IV. — les mystiques et les thaumaturges.

À ne juger notre époque que par la surface et les actes de la vie pratique, on peut se croire bien loin du moyen-âge. Certaines traditions du XIIe siècle cependant sont vivantes encore parmi nous. Il semble que le passé ne meurt jamais tout entier, et quelques rêveurs, comme effrayés des clartés de leur temps, se sont rejetés vers l’ombre. Le mysticisme, mais un mysticisme qui n’oblige pas, qui ne se macère pas, qui ne s’humilie pas, s’est ranimé avec son spleen maladif, ses faiblesses énervantes, ses défaillances amoureuses. Il a demandé au passé ses visions, ses extases ; il nous a rendu ses prophètes et ses thaumaturges.

Ici, comme toujours, dans cette renaissance religieuse, on a commencé par des évocations des vieux ages. Bonaventure, Louis de Blois, tous les moines qui vivaient à genoux et qui mouraient sur la cendre, sont sortis, habillés en Français du XIXe siècle, de la poussière séculaire où l’indifférence les avait laissés dormir si long-temps. Cette littérature ressuscitée des pieux soupirs, des saints embrasemens, trouve un public nombreux et fidèle ; les mystiques, dans la librairie religieuse, ont tous les honneurs de la vente, et, pour faire juger de la popularité dont ils jouissent, il suffira de citer la passion de la sœur Emmerich, qui s’est débitée à quatorze mille exemplaires. Ce fait, du reste, est significatif, car on voit par là que le catholicisme aujourd’hui agit plutôt par le sentiment que par la doctrine, ce qui doit nécessairement jeter les esprits dans une religiosité flottante et vague, au lieu de les tourner vers la pratique.

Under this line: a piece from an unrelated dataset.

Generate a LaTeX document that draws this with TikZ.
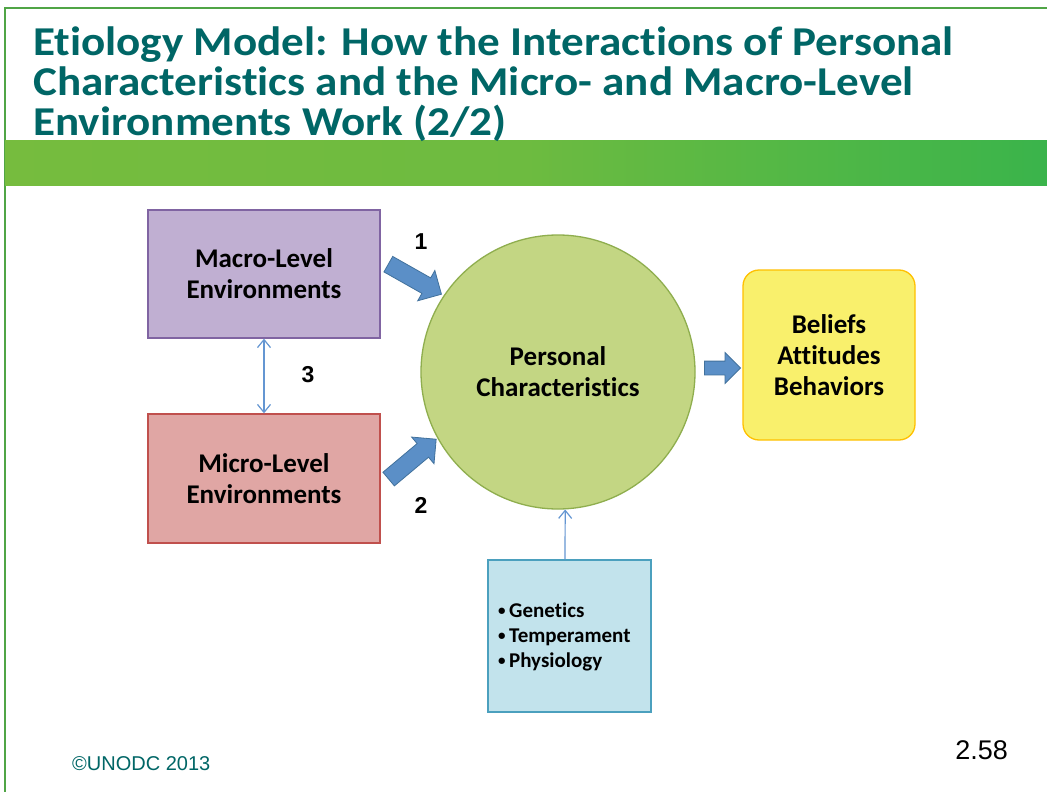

Les cantiques des morts ont de notre temps trouvé des échos ; le rosier du jardin de Marie s’est couvert de fleurs nouvelles, et les mystiques modernes, qui sont comme les romantiques de la foi, ont écrit leurs élévations et leurs mystères. Le vieux mysticisme cependant ne suffit pas toujours à nos chrétiens progressifs ; il s’exalte et s’exagère encore dans les ames brusquement saisies par la grace, et il en est qui vont jusqu’à nous promettre dans ce monde cette vision béatifique que le moyen-âge lui-même avait désespéré d’atteindre.